**Task description**
Output the first line of the listing and each line after it, up to and including the line that contains "const rotations = [0, 0, 0, 180];", exactly as written, minus the pictures.

--- START Recorded information ---

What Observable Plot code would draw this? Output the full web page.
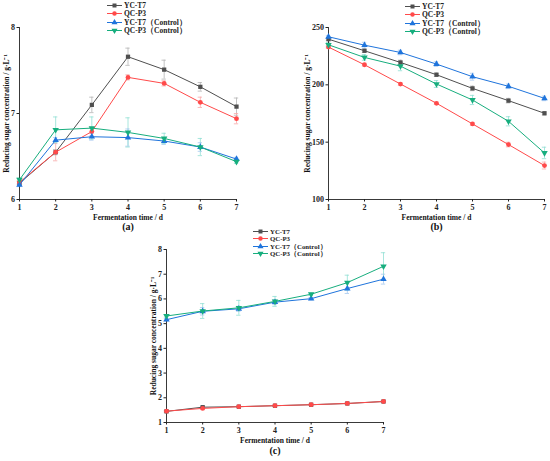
<!DOCTYPE html>
<html><head><meta charset="utf-8">
<script src="https://cdn.jsdelivr.net/npm/d3@7"></script>
<script src="https://cdn.jsdelivr.net/npm/@observablehq/plot@0.6"></script>
<style>
body{margin:0;background:#fff;}
#root{position:relative;width:550px;height:461px;overflow:hidden;font-family:"Liberation Serif",serif;background:#fff;}
.panel{position:absolute;}
.leg{position:absolute;font-weight:bold;color:#222;white-space:nowrap;}
.row{position:absolute;left:0;display:flex;align-items:center;height:7px;line-height:7px;}
.row svg{margin-right:2px;}
</style>
</head><body><div id="root"></div>
<script>
const days = [1, 2, 3, 4, 5, 6, 7];
const seriesNames = ["YC-T7", "QC-P3", "YC-T7（Control）", "QC-P3（Control）"];
const colors = ["#4f4f4f", "#ff4a4a", "#1f74dc", "#17ae7e"];
const errColors = ["#b4b4b4", "#f8aaaa", "#a6c8f0", "#92e0d4"];
const symbols = ["square", "circle", "triangle", "triangle"];
const rotations = [0, 0, 0, 180];

// Panel (a)
const aYC = [6.19, 6.55, 7.10, 7.66, 7.51, 7.31, 7.08];
const aQC = [6.20, 6.55, 6.79, 7.42, 7.35, 7.13, 6.94];
const aYCc = [6.17, 6.69, 6.73, 6.72, 6.68, 6.61, 6.47];
const aQCc = [6.23, 6.81, 6.83, 6.78, 6.71, 6.61, 6.44];
const aErrYC = [0.02, 0.03, 0.09, 0.10, 0.11, 0.05, 0.10];
const aErrQC = [0.02, 0.10, 0.05, 0.03, 0.03, 0.06, 0.06];
const aErrYCc = [0.02, 0.03, 0.04, 0.10, 0.04, 0.05, 0.02];
const aErrQCc = [0.02, 0.15, 0.13, 0.17, 0.06, 0.10, 0.02];
const aTicks = [6, 7, 8];

// Panel (b)
const bYC = [239.8, 229.7, 219.5, 208.8, 196.9, 186.2, 175.2];
const bQC = [232.9, 217.5, 200.7, 183.9, 165.9, 147.9, 129.6];
const bYCc = [241.9, 234.6, 228.2, 218.1, 207.1, 198.7, 188.2];
const bQCc = [234.9, 223.9, 216.3, 200.7, 186.8, 168.2, 140.6];
const bErrYC = [1, 1.5, 2, 1.5, 2, 2, 1.5];
const bErrQC = [1, 1, 1, 1, 1, 2, 3];
const bErrYCc = [1, 2.5, 2, 2, 3, 2, 2];
const bErrQCc = [2, 2.5, 4, 3, 4, 4, 5];
const bTicks = [100, 150, 200, 250];

// Panel (c)
const cYC = [1.45, 1.62, 1.64, 1.68, 1.72, 1.77, 1.85];
const cQC = [1.46, 1.57, 1.64, 1.68, 1.72, 1.77, 1.85];
const cYCc = [5.16, 5.50, 5.60, 5.87, 6.01, 6.42, 6.80];
const cQCc = [5.31, 5.51, 5.64, 5.90, 6.19, 6.66, 7.32];
const cErrYC = [0.03, 0.03, 0.03, 0.03, 0.03, 0.03, 0.03];
const cErrQC = [0.03, 0.03, 0.03, 0.03, 0.03, 0.04, 0.04];
const cErrYCc = [0.05, 0.15, 0.10, 0.10, 0.05, 0.20, 0.20];
const cErrQCc = [0.05, 0.30, 0.30, 0.20, 0.05, 0.30, 0.55];
const cTicks = [1, 2, 3, 4, 5, 6, 7, 8];

const yLabel = "Reducing sugar concentration / g·L⁻¹";
const xLabel = "Fermentation time / d";

function rows(vals, errs) {
  const out = [];
  vals.forEach((arr, s) => arr.forEach((v, i) => out.push({s, x: days[i], y: v, e: errs[s][i]})));
  return out;
}

function panel(cfg) {
  const data = rows(cfg.vals, cfg.errs);
  const [y0, y1] = cfg.ydomain;
  const marks = [
    Plot.ruleX(data, {x: "x", y1: d => d.y - d.e, y2: d => d.y + d.e, stroke: d => errColors[d.s], strokeWidth: 0.8}),
    Plot.ruleY(data, {x1: d => d.x - 0.06, x2: d => d.x + 0.06, y: d => d.y + d.e, stroke: d => errColors[d.s], strokeWidth: 0.8}),
    Plot.ruleY(data, {x1: d => d.x - 0.06, x2: d => d.x + 0.06, y: d => d.y - d.e, stroke: d => errColors[d.s], strokeWidth: 0.8}),
    Plot.ruleX([1], {stroke: "#222", strokeWidth: 0.9}),
    Plot.ruleY([y0], {stroke: "#222", strokeWidth: 0.9}),
    Plot.axisX({ticks: days, tickFormat: d3.format("d"), tickSize: 2.5, tickPadding: 2, label: null, fontSize: 8, fontWeight: "bold", stroke: "#222"}),
    Plot.axisY({ticks: cfg.ticks, tickFormat: d3.format("d"), tickSize: 2.5, tickPadding: 2, label: null, fontSize: 8, fontWeight: "bold", stroke: "#222"})
  ];
  for (let s = 0; s < 4; s++) {
    const sd = data.filter(d => d.s === s);
    marks.push(Plot.line(sd, {x: "x", y: "y", stroke: colors[s], strokeWidth: 1}));
    marks.push(Plot.dot(sd, {x: "x", y: "y", symbol: symbols[s], fill: colors[s], r: 2.4, rotate: rotations[s]}));
  }
  marks.push(Plot.text([xLabel], {frameAnchor: "bottom", dy: 20, fontSize: 7.5, fontWeight: "bold", fill: "#111"}));
  marks.push(Plot.text([cfg.tag], {frameAnchor: "bottom", dy: cfg.tagDy, fontSize: 10, fontWeight: "bold", fill: "#111"}));
  marks.push(Plot.text([yLabel], {frameAnchor: "left", textAnchor: "middle", lineAnchor: "middle", dx: cfg.ydx, rotate: -90, fontSize: 7.5, fontWeight: "bold", fill: "#111"}));
  const svg = Plot.plot({
    width: cfg.w, height: cfg.h,
    marginLeft: cfg.ml, marginRight: cfg.mr, marginTop: cfg.mt, marginBottom: cfg.mb,
    x: {domain: [1, 7]},
    y: {domain: cfg.ydomain},
    style: {fontFamily: "Liberation Serif, serif", background: "transparent", color: "#222", overflow: "visible"},
    marks
  });
  const wrap = document.createElement("div");
  wrap.className = "panel";
  wrap.style.left = cfg.left + "px";
  wrap.style.top = cfg.top + "px";
  wrap.appendChild(svg);
  document.getElementById("root").appendChild(wrap);
}

function legend(left, top, rowYs, fontSize) {
  const box = document.createElement("div");
  box.className = "leg";
  box.style.left = left + "px";
  box.style.top = top + "px";
  box.style.fontSize = fontSize + "px";
  seriesNames.forEach((name, s) => {
    const row = document.createElement("div");
    row.className = "row";
    row.style.top = (rowYs[s] - 3.5) + "px";
    const sym = d3.symbol(
      [d3.symbolSquare, d3.symbolCircle, d3.symbolTriangle, d3.symbolTriangle][s], 16)();
    row.innerHTML = `<svg width="15" height="7"><line x1="0" x2="15" y1="3.5" y2="3.5" stroke="${colors[s]}" stroke-width="1"/>` +
      `<path d="${sym}" transform="translate(7.5,3.5) rotate(${rotations[s]})" fill="${colors[s]}"/></svg><span>${name}</span>`;
    box.appendChild(row);
  });
  document.getElementById("root").appendChild(box);
}

panel({vals: [aYC, aQC, aYCc, aQCc], errs: [aErrYC, aErrQC, aErrYCc, aErrQCc], ydomain: [6, 8], ticks: aTicks,
  left: 0, top: 0, w: 275, h: 235, ml: 19, mr: 39, mt: 27, mb: 36, tag: "(a)", tagDy: 30, ydx: -13});
panel({vals: [bYC, bQC, bYCc, bQCc], errs: [bErrYC, bErrQC, bErrYCc, bErrQCc], ydomain: [100, 250], ticks: bTicks,
  left: 275, top: 0, w: 275, h: 235, ml: 53, mr: 6, mt: 27, mb: 36, tag: "(b)", tagDy: 30, ydx: -21});
panel({vals: [cYC, cQC, cYCc, cQCc], errs: [cErrYC, cErrQC, cErrYCc, cErrQCc], ydomain: [1, 8], ticks: cTicks,
  left: 130, top: 225, w: 290, h: 236, ml: 36, mr: 37, mt: 24, mb: 39, tag: "(c)", tagDy: 31, ydx: -13});

legend(107, 0, [5.3, 13.5, 22, 30.5], 7.5);
legend(405, 0, [6, 14.5, 23, 31.5], 7.5);
legend(253, 225, [6, 13.5, 21, 28.5], 6.8);
</script></body></html>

--- END Recorded information ---

**Expected output**
What Observable Plot code would draw this? Output the full web page.
<!DOCTYPE html>
<html><head><meta charset="utf-8">
<script src="https://cdn.jsdelivr.net/npm/d3@7"></script>
<script src="https://cdn.jsdelivr.net/npm/@observablehq/plot@0.6"></script>
<style>
body{margin:0;background:#fff;}
#root{position:relative;width:550px;height:461px;overflow:hidden;font-family:"Liberation Serif",serif;background:#fff;}
.panel{position:absolute;}
.leg{position:absolute;font-weight:bold;color:#222;white-space:nowrap;}
.row{position:absolute;left:0;display:flex;align-items:center;height:7px;line-height:7px;}
.row svg{margin-right:2px;}
</style>
</head><body><div id="root"></div>
<script>
const days = [1, 2, 3, 4, 5, 6, 7];
const seriesNames = ["YC-T7", "QC-P3", "YC-T7（Control）", "QC-P3（Control）"];
const colors = ["#4f4f4f", "#ff4a4a", "#1f74dc", "#17ae7e"];
const errColors = ["#b4b4b4", "#f8aaaa", "#a6c8f0", "#92e0d4"];
const symbols = ["square", "circle", "triangle", "triangle"];
const rotations = [0, 0, 0, 180];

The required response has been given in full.